:: Provided material ::
---+---

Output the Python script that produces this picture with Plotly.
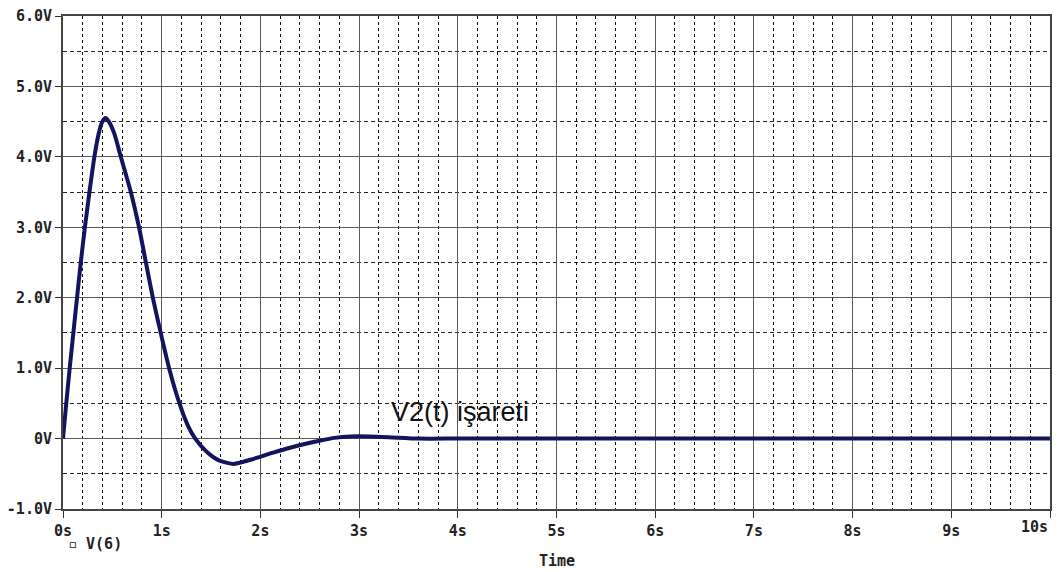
import plotly.graph_objects as go

# V(6) transient response, time in seconds, voltage in volts
time_s = [0, 0.033, 0.068, 0.105, 0.142, 0.18, 0.222, 0.268, 0.318, 0.36, 0.395,
          0.43, 0.465, 0.52, 0.586, 0.687, 0.77, 0.84, 0.91, 0.99, 1.075, 1.18,
          1.27, 1.34, 1.45, 1.58, 1.73, 1.9, 2.13, 2.3, 2.47, 2.6, 2.75, 2.91,
          3.1, 3.3, 3.6, 4.0, 5.0, 6.0, 7.0, 8.0, 9.0, 10.0]
v6 = [0, 0.5, 1.0, 1.5, 2.0, 2.5, 3.0, 3.5, 4.0, 4.32, 4.49,
      4.55, 4.5, 4.33, 4.0, 3.5, 3.0, 2.5, 2.0, 1.5, 1.0, 0.5,
      0.17, 0.0, -0.18, -0.31, -0.36, -0.3, -0.2, -0.13, -0.07, -0.03, 0.01, 0.03,
      0.03, 0.02, 0.0, 0.0, 0.0, 0.0, 0.0, 0.0, 0.0, 0.0]

x_ticks = list(range(0, 11))
x_labels = [f"{t}s" for t in x_ticks]
y_ticks = [-1, 0, 1, 2, 3, 4, 5, 6]
y_labels = ["-1.0V", "0V", "1.0V", "2.0V", "3.0V", "4.0V", "5.0V", "6.0V"]

tick_font = dict(family="DejaVu Sans Mono", size=15, color="#222222", weight="bold")

fig = go.Figure()
fig.add_trace(go.Scatter(
    x=time_s, y=v6, mode="lines",
    line=dict(color="#14145e", width=4, shape="spline", smoothing=0.6),
    showlegend=False,
))

# the last time label sits inside the right edge, so it is placed separately
x_ticktext = x_labels[:-1] + [""]

fig.update_layout(
    width=1059, height=572,
    margin=dict(l=62, r=7, t=14, b=63),
    paper_bgcolor="white", plot_bgcolor="white",
    xaxis=dict(
        range=[0, 10], tickvals=x_ticks, ticktext=x_ticktext,
        tickfont=tick_font, ticks="outside", ticklen=7, tickcolor="#333",
        showgrid=True, gridcolor="#5a5a5a", gridwidth=1,
        showline=True, linecolor="#444", linewidth=2, mirror=True,
        zeroline=False,
        minor=dict(dtick=0.2, showgrid=True, gridcolor="#111", gridwidth=1,
                   griddash="3px,3px", ticks=""),
    ),
    yaxis=dict(
        range=[-1, 6], tickvals=y_ticks, ticktext=y_labels,
        tickfont=tick_font, ticks="outside", ticklen=6, tickcolor="#333",
        showgrid=True, gridcolor="#5a5a5a", gridwidth=1,
        showline=True, linecolor="#444", linewidth=2, mirror=True,
        zeroline=False,
        minor=dict(dtick=0.5, showgrid=True, gridcolor="#222", gridwidth=1,
                   griddash="4px,3px", ticks=""),
    ),
)

fig.add_annotation(
    x=x_ticks[-1], y=0, xref="x", yref="paper", xanchor="right", yanchor="top",
    yshift=-7, text=x_labels[-1], showarrow=False, font=tick_font,
)
fig.add_annotation(
    x=3.3, y=0.38, xref="x", yref="y", xanchor="left", yanchor="middle",
    text="V2(t) işareti", showarrow=False,
    font=dict(family="Liberation Sans", size=27, color="#111"),
)
fig.add_annotation(
    x=0.5, y=-0.105, xref="paper", yref="paper", xanchor="center", yanchor="middle",
    text="Time", showarrow=False, font=tick_font,
)
fig.add_annotation(
    x=0.003, y=-0.07, xref="paper", yref="paper", xanchor="left", yanchor="middle",
    text="▫ V(6)", showarrow=False, font=tick_font,
)

fig.write_html("out.html")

---+---

:: Given exercise ::
Leave out the pictures. Transcribe only the lines above, from the first through the one that contains "x_ticktext = x_labels[:-1]".

:: Response to the task ::
Output the Python script that produces this picture with Plotly.
import plotly.graph_objects as go

# V(6) transient response, time in seconds, voltage in volts
time_s = [0, 0.033, 0.068, 0.105, 0.142, 0.18, 0.222, 0.268, 0.318, 0.36, 0.395,
          0.43, 0.465, 0.52, 0.586, 0.687, 0.77, 0.84, 0.91, 0.99, 1.075, 1.18,
          1.27, 1.34, 1.45, 1.58, 1.73, 1.9, 2.13, 2.3, 2.47, 2.6, 2.75, 2.91,
          3.1, 3.3, 3.6, 4.0, 5.0, 6.0, 7.0, 8.0, 9.0, 10.0]
v6 = [0, 0.5, 1.0, 1.5, 2.0, 2.5, 3.0, 3.5, 4.0, 4.32, 4.49,
      4.55, 4.5, 4.33, 4.0, 3.5, 3.0, 2.5, 2.0, 1.5, 1.0, 0.5,
      0.17, 0.0, -0.18, -0.31, -0.36, -0.3, -0.2, -0.13, -0.07, -0.03, 0.01, 0.03,
      0.03, 0.02, 0.0, 0.0, 0.0, 0.0, 0.0, 0.0, 0.0, 0.0]

x_ticks = list(range(0, 11))
x_labels = [f"{t}s" for t in x_ticks]
y_ticks = [-1, 0, 1, 2, 3, 4, 5, 6]
y_labels = ["-1.0V", "0V", "1.0V", "2.0V", "3.0V", "4.0V", "5.0V", "6.0V"]

tick_font = dict(family="DejaVu Sans Mono", size=15, color="#222222", weight="bold")

fig = go.Figure()
fig.add_trace(go.Scatter(
    x=time_s, y=v6, mode="lines",
    line=dict(color="#14145e", width=4, shape="spline", smoothing=0.6),
    showlegend=False,
))

# the last time label sits inside the right edge, so it is placed separately
x_ticktext = x_labels[:-1] + [""]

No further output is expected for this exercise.